Voilà, Sire, l'état où vous êtes. Vous vivez comme ayant un bandeau
fatal sur les yeux; vous vous flattez sur les succès journaliers, qui ne
décident rien, et vous n'envisagez point d'une vue générale le gros des
affaires, qui tombe insensiblement sans ressource. Pendant que vous
prenez, dans un rude combat, le champ de bataille et le canon de

l'ennemi, pendant que vous forcez les places, vous ne songez pas que
vous combattez sur un terrain qui s'enfonce sous vos pieds, et que vous
allez tomber malgré vos victoires.
Tout le monde le voit et personne n'ose vous le faire voir. Vous le
verrez peut-être trop tard. Le vrai courage consiste à ne se point flatter,
et à prendre un parti ferme sur la nécessité.
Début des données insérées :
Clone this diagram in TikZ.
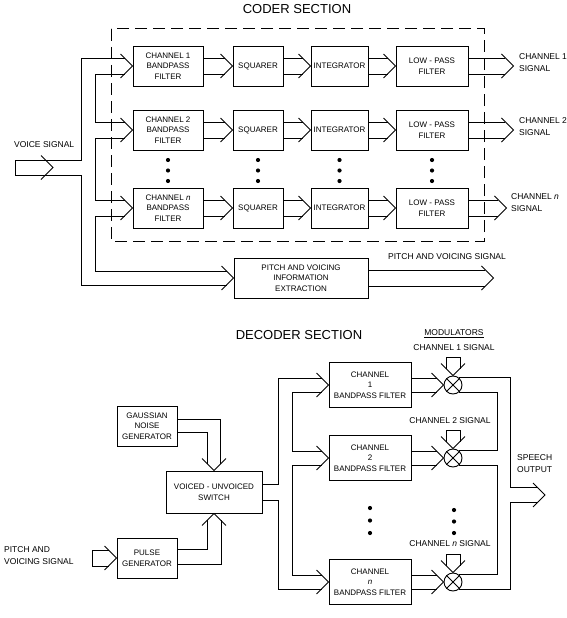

Vous ne prêtez volontiers
l'oreille, Sire, qu'à ceux qui vous flattent de vaines espérances. Les gens
que vous estimez les plus solides sont ceux que vous craignez et que
vous évitez le plus. Il faudrait aller au devant de la vérité, puisque vous
êtes roi, presser les gens de vous la dire sans adoucissement, et
encourager ceux qui sont trop timides. Tout au contraire, vous ne
cherchez qu'à ne point approfondir; mais Dieu saura bien enfin lever le
voile qui vous couvre les yeux, et vous montrer ce que vous évitez de
voir. Il y a longtemps qu'il tient son bras levé sur vous; mais il est lent à
vous frapper, parce qu'il a pitié d'un prince qui a été toute sa vie obsédé
de flatteurs, et parce que, d'ailleurs, vos ennemis sont aussi les siens.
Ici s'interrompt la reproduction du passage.